A British theatre audience was always going to view Broadway transfer Side Man a bit suspiciously. In the 1999 Tony Awards, America’s highest theatrical accolades, three out of four nominations for Best New Play were British goods – Patrick Marber’s Closer, Martin McDonagh’s Lonesome West and the National’s production of Tennessee Williams’ long-lost early play Not About Nightingales – with only this offering by Warren Leight representing the home team. Despite the odds, guess who scooped the prize.

So my opinion may be tinged with reverse prejudice, or maybe it’s just plain culture clash, but I have to say that this part jazz age tribute, part family tragedy tale, directed by Michael Mayer, would never have won my vote over the other three, let’s be honest, superior contenders.

Still, Side Man is not without its allure. It tells the story of a family torn apart by the trumpeter father’s single-minded devotion to his music, despite the gradual but ceaseless decline of jazz from the hip 50s to the soulless 80s.

Edie Falco (best known from TV’s The Sopranos), as mother Terry, is absolutely the most compelling aspect of this production. In bone-chilling fashion, she charts the transformation of Terry from a giggling and naïve young girl who always orders Shirley Temples to a bitter and suicidal alcoholic who wanders the streets of New York losing her clothes and her marbles.

Frank Wood is remarkable too as father Gene, who can’t look his son in the eye and prefers to caress his horn rather than his wife. To say that his acting is understated is an understatement. Wood’s performance, which won the show another Tony, is more about absence than presence, his Gene showing signs of life only when the music infuses him.

His sidekick sidemen (side men being the jobbing back up musicians in a jazz band) are a much more energetic lot and, with their banter, provide the evening’s comic fuel, particularly Michael Mastro’s lisping Ziggy and Kevin Geer’s heroin-riddled Jonesy.

Which leaves only the show’s biggest star, ex Beverley Hills 90210 Brandon Jason Priestley to stumble around the stage like a spare part as son Clifford, named after jazz man Clifford Brown. Priestley narrates his family implosion, but despite stepping directly in to the action as peacemaker at 10, 21 and 30 years of age, he remains disappointingly detached, both emotionally and physically.

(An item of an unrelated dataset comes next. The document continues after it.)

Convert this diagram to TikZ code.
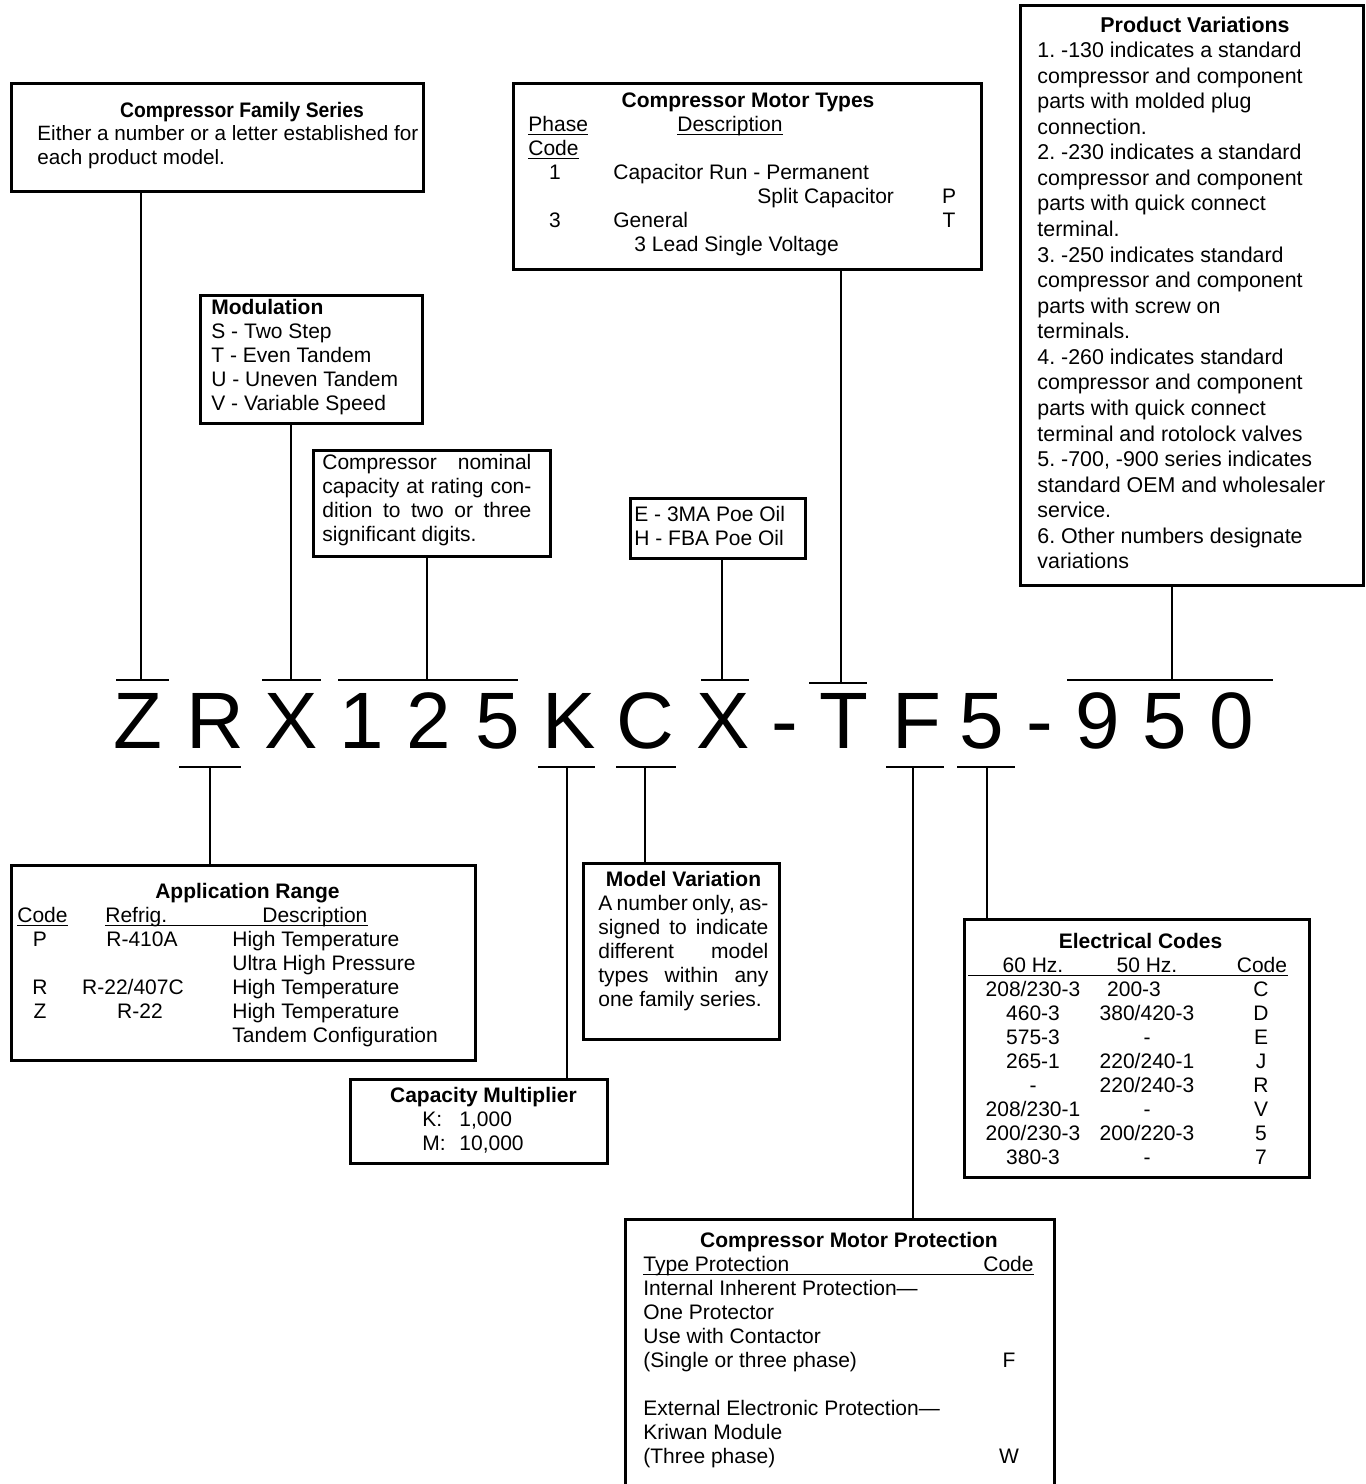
\documentclass[tikz,border=0pt]{standalone}
\usepackage{fontspec}
\setmainfont{Liberation Sans}
\usepackage{graphicx}
\frenchspacing
\begin{document}
\begin{tikzpicture}[x=0.5pt,y=-0.5pt,
  box/.style={draw, line width=1.25pt, inner sep=0pt, anchor=north west},
  conn/.style={line width=1pt},
  tbar/.style={line width=1.3pt},
  ul/.style={line width=0.6pt},
  tx/.style={inner sep=0pt, anchor=base west, font=\fontsize{10.5}{12}\selectfont},
  txc/.style={tx, anchor=base},
  txr/.style={tx, anchor=base east},
  txb/.style={tx, font=\fontsize{10.5}{12}\selectfont\bfseries},
  ttl/.style={inner sep=0pt, anchor=base, font=\fontsize{10.5}{12}\selectfont\bfseries},
  big/.style={inner sep=0pt, anchor=base, font=\fontsize{40}{40}\selectfont},
]
\useasboundingbox (0,0) rectangle (1366,1484);

% ---------- model number ----------
\foreach \c/\x [count=\i] in {Z/138, R/215.5, X/291.5, 1/362, 2/429, 5/497.5, K/569, C/645.5, X/723, -/785, T/843.5, F/917, 5/982, -/1040, 9/1098, 5/1165, 0/1231.5}
  \node[big] (L\i) at (\x,748) {\c};

% ---------- boxes ----------
\node[box, minimum width=206pt, minimum height=54pt] (famB) at (10,82) {};
\node[box, minimum width=111pt, minimum height=64pt] (modB) at (199,294) {};
\node[box, minimum width=118.5pt, minimum height=53pt] (nomB) at (312,449) {};
\node[box, minimum width=87.5pt, minimum height=30pt] (oilB) at (629,497) {};
\node[box, minimum width=234pt, minimum height=93pt] (motB) at (512,82) {};
\node[box, minimum width=171.5pt, minimum height=290pt] (varB) at (1019,4) {};
\node[box, minimum width=232pt, minimum height=97.5pt] (appB) at (10,864) {};
\node[box, minimum width=128.5pt, minimum height=42pt] (capB) at (349,1078) {};
\node[box, minimum width=98pt, minimum height=88pt] (mvB) at (582,862) {};
\node[box, minimum width=172.5pt, minimum height=129pt] (elB) at (963,918) {};
\node[box, minimum width=214.5pt, minimum height=140pt] (prB) at (624,1218) {};

% ---------- connectors (top) ----------
\coordinate (tZ) at (141,680);
\coordinate (tX) at (291,680);
\coordinate (tN) at (427,680);
\coordinate (tO) at (722,680);
\coordinate (tT) at (841,683);
\coordinate (tV) at (1172,680);
\draw[conn] (famB.south -| tZ) -- (tZ);
\draw[conn] (modB.south -| tX) -- (tX);
\draw[conn] (nomB.south -| tN) -- (tN);
\draw[conn] (oilB.south -| tO) -- (tO);
\draw[conn] (motB.south -| tT) -- (tT);
\draw[conn] (varB.south -| tV) -- (tV);
\draw[tbar] (116,680) -- (169,680);
\draw[tbar] (262,680) -- (321,680);
\draw[tbar] (338,680) -- (518,680);
\draw[tbar] (701,680) -- (749,680);
\draw[tbar] (809,683) -- (867,683);
\draw[tbar] (1067,680) -- (1273,680);

% ---------- connectors (bottom) ----------
\coordinate (bR) at (210,767);
\coordinate (bK) at (567,767);
\coordinate (bC) at (645,767);
\coordinate (bF) at (913,767);
\coordinate (b5) at (987,767);
\draw[conn] (bR) -- (appB.north -| bR);
\draw[conn] (bK) -- (capB.north -| bK);
\draw[conn] (bC) -- (mvB.north -| bC);
\draw[conn] (bF) -- (prB.north -| bF);
\draw[conn] (b5) -- (elB.north -| b5);
\draw[tbar] (179,767) -- (241,767);
\draw[tbar] (538,767) -- (595,767);
\draw[tbar] (616,767) -- (676,767);
\draw[tbar] (886,767) -- (944,767);
\draw[tbar] (957,767) -- (1015,767);

% ---------- Compressor Family Series ----------
\node[ttl] (famT) at (242,117) {\scalebox{0.92}[1]{Compressor Family Series}};
\node[tx, font=\fontsize{10.35}{12}\selectfont] (fam1) at (37,140) {Either a number or a letter established for};
\node[tx, font=\fontsize{10.35}{12}\selectfont] (fam2) at (37,164) {each product model.};

% ---------- Modulation ----------
\node[txb] (mod0) at (211,314) {Modulation};
\node[tx] (mod1) at (211,338) {S - Two Step};
\node[tx] (mod2) at (211,362) {T - Even Tandem};
\node[tx] (mod3) at (211,386) {U - Uneven Tandem};
\node[tx] (mod4) at (211,410) {V - Variable Speed};

% ---------- nominal capacity ----------
\node[tx] (nom1) at (322,469) {\makebox[104.5pt][s]{Compressor nominal}};
\node[tx] (nom2) at (322,493) {\makebox[104.5pt][s]{capacity at rating con-}};
\node[tx] (nom3) at (322,517) {\makebox[104.5pt][s]{dition to two or three}};
\node[tx] (nom4) at (322,541) {significant digits.};

% ---------- oil ----------
\node[tx] (oil1) at (634,521) {E - 3MA Poe Oil};
\node[tx] (oil2) at (634,545) {H - FBA Poe Oil};

% ---------- Compressor Motor Types ----------
\node[ttl] (motT) at (748,107) {Compressor Motor Types};
\node[tx] (motPh) at (528,131) {Phase};
\node[tx] (motDe) at (677,131) {Description};
\node[tx] (motCo) at (528,155) {Code};
\draw[ul] ([yshift=-1.6pt]motPh.base west) -- ([yshift=-1.6pt]motPh.base east);
\draw[ul] ([yshift=-1.6pt]motDe.base west) -- ([yshift=-1.6pt]motDe.base east);
\draw[ul] ([yshift=-1.6pt]motCo.base west) -- ([yshift=-1.6pt]motCo.base east);
\node[txc] (mot1a) at (555,179) {1};
\node[tx] (mot1b) at (613,179) {Capacitor Run - Permanent};
\node[tx] (mot2b) at (757,203) {Split Capacitor};
\node[txc] (mot2c) at (949,203) {P};
\node[txc] (mot3a) at (555,227) {3};
\node[tx] (mot3b) at (613,227) {General};
\node[txc] (mot3c) at (949,227) {T};
\node[tx] (mot4b) at (634,251) {3 Lead Single Voltage};

% ---------- Product Variations ----------
\node[ttl, font=\fontsize{10.7}{12.8}\selectfont\bfseries] (varT) at (1195,32) {Product Variations};
\foreach \t [count=\i] in {
  {1. -130 indicates a standard},
  {compressor and component},
  {parts with molded plug},
  {connection.},
  {2. -230 indicates a standard},
  {compressor and component},
  {parts with quick connect},
  {terminal.},
  {3. -250 indicates standard},
  {compressor and component},
  {parts with screw on},
  {terminals.},
  {4. -260 indicates standard},
  {compressor and component},
  {parts with quick connect},
  {terminal and rotolock valves},
  {5. -700, -900 series indicates},
  {standard OEM and wholesaler},
  {service.},
  {6. Other numbers designate},
  {variations}}
  \node[tx, font=\fontsize{10.7}{12.8}\selectfont] (var\i) at (1037,{57.5+(\i-1)*25.57}) {\t};

% ---------- Application Range ----------
\node[ttl] (appT) at (247.5,898) {Application Range};
\node[tx] (appCo) at (17,922) {Code};
\node[tx] (appRe) at (105,922) {Refrig.};
\node[tx] (appDe) at (262,922) {Description};
\draw[ul] ([yshift=-1.6pt]appCo.base west) -- ([yshift=-1.6pt]appCo.base east);
\draw[ul] ([yshift=-1.6pt]appRe.base west) -- ([yshift=-1.6pt]appDe.base east);
\node[txc] (app1a) at (40,946) {P};
\node[txc] (app1b) at (142,946) {R-410A};
\node[tx] (app1c) at (232,946) {High Temperature};
\node[tx] (app2c) at (232,970) {Ultra High Pressure};
\node[txc] (app3a) at (40,994) {R};
\node[txc] (app3b) at (133,994) {R-22/407C};
\node[tx] (app3c) at (232,994) {High Temperature};
\node[txc] (app4a) at (40,1018) {Z};
\node[txc] (app4b) at (140,1018) {R-22};
\node[tx] (app4c) at (232,1018) {High Temperature};
\node[tx] (app5c) at (232,1042) {Tandem Configuration};

% ---------- Capacity Multiplier ----------
\node[ttl] (capT) at (483.5,1102) {Capacity Multiplier};
\node[tx] (cap1a) at (422,1126) {K:};
\node[tx] (cap1b) at (459,1126) {1,000};
\node[tx] (cap2a) at (422,1150) {M:};
\node[tx] (cap2b) at (459,1150) {10,000};

% ---------- Model Variation ----------
\node[ttl] (mvT) at (683.5,886) {Model Variation};
\node[tx] (mv1) at (598,910) {\makebox[85pt][s]{A number only, as-}};
\node[tx] (mv2) at (598,934) {\makebox[85pt][s]{signed to indicate}};
\node[tx] (mv3) at (598,958) {\makebox[85pt][s]{different model}};
\node[tx] (mv4) at (598,982) {\makebox[85pt][s]{types within any}};
\node[tx] (mv5) at (598,1006) {one family series.};

% ---------- Electrical Codes ----------
\node[ttl] (elT) at (1140.5,948) {Electrical Codes};
\node[txc] (elH1) at (1033,972) {60 Hz.};
\node[txc] (elH2) at (1147,972) {50 Hz.};
\node[txc] (elH3) at (1262,972) {Code};
\coordinate (elUL) at (968,972);
\draw[ul] ([yshift=-1.6pt]elUL) -- ([yshift=-1.6pt]elH3.base east);
\node[txc] (e1a) at (1033,996) {208/230-3};
\node[txc] (e1b) at (1134,996) {200-3};
\node[txc] (e1c) at (1261,996) {C};
\node[txc] (e2a) at (1033,1020) {460-3};
\node[txc] (e2b) at (1147,1020) {380/420-3};
\node[txc] (e2c) at (1261,1020) {D};
\node[txc] (e3a) at (1033,1044) {575-3};
\node[txc] (e3b) at (1147,1044) {-};
\node[txc] (e3c) at (1261,1044) {E};
\node[txc] (e4a) at (1033,1068) {265-1};
\node[txc] (e4b) at (1147,1068) {220/240-1};
\node[txc] (e4c) at (1261,1068) {J};
\node[txc] (e5a) at (1033,1092) {-};
\node[txc] (e5b) at (1147,1092) {220/240-3};
\node[txc] (e5c) at (1261,1092) {R};
\node[txc] (e6a) at (1033,1116) {208/230-1};
\node[txc] (e6b) at (1147,1116) {-};
\node[txc] (e6c) at (1261,1116) {V};
\node[txc] (e7a) at (1033,1140) {200/230-3};
\node[txc] (e7b) at (1147,1140) {200/220-3};
\node[txc] (e7c) at (1261,1140) {5};
\node[txc] (e8a) at (1033,1164) {380-3};
\node[txc] (e8b) at (1147,1164) {-};
\node[txc] (e8c) at (1261,1164) {7};

% ---------- Compressor Motor Protection ----------
\node[ttl] (prT) at (849,1247) {Compressor Motor Protection};
\node[tx] (prH1) at (643,1271) {Type Protection};
\node[txr] (prH2) at (1034,1271) {Code};
\draw[ul] ([yshift=-1.6pt]prH1.base west) -- ([yshift=-1.6pt]prH2.base east);
\node[tx] (pr1) at (643,1295) {Internal Inherent Protection—};
\node[tx] (pr2) at (643,1319) {One Protector};
\node[tx] (pr3) at (643,1343) {Use with Contactor};
\node[tx] (pr4) at (643,1367) {(Single or three phase)};
\node[txc] (pr4c) at (1009,1367) {F};
\node[tx] (pr5) at (643,1415) {External Electronic Protection—};
\node[tx] (pr6) at (643,1439) {Kriwan Module};
\node[tx] (pr7) at (643,1463) {(Three phase)};
\node[txc] (pr7c) at (1009,1463) {W};
\end{tikzpicture}
\end{document}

I couldn’t help feeling detached either. A stronger Clifford would have helped as would some actual live jazz (which seems a gross oversight given the subject matter), but in the end, Side Man fails to captivate because Leight’s autobiographical story simply isn’t fleshed out enough. As part family tragedy and part jazz age tribute, it is, unfortunately, never wholly either.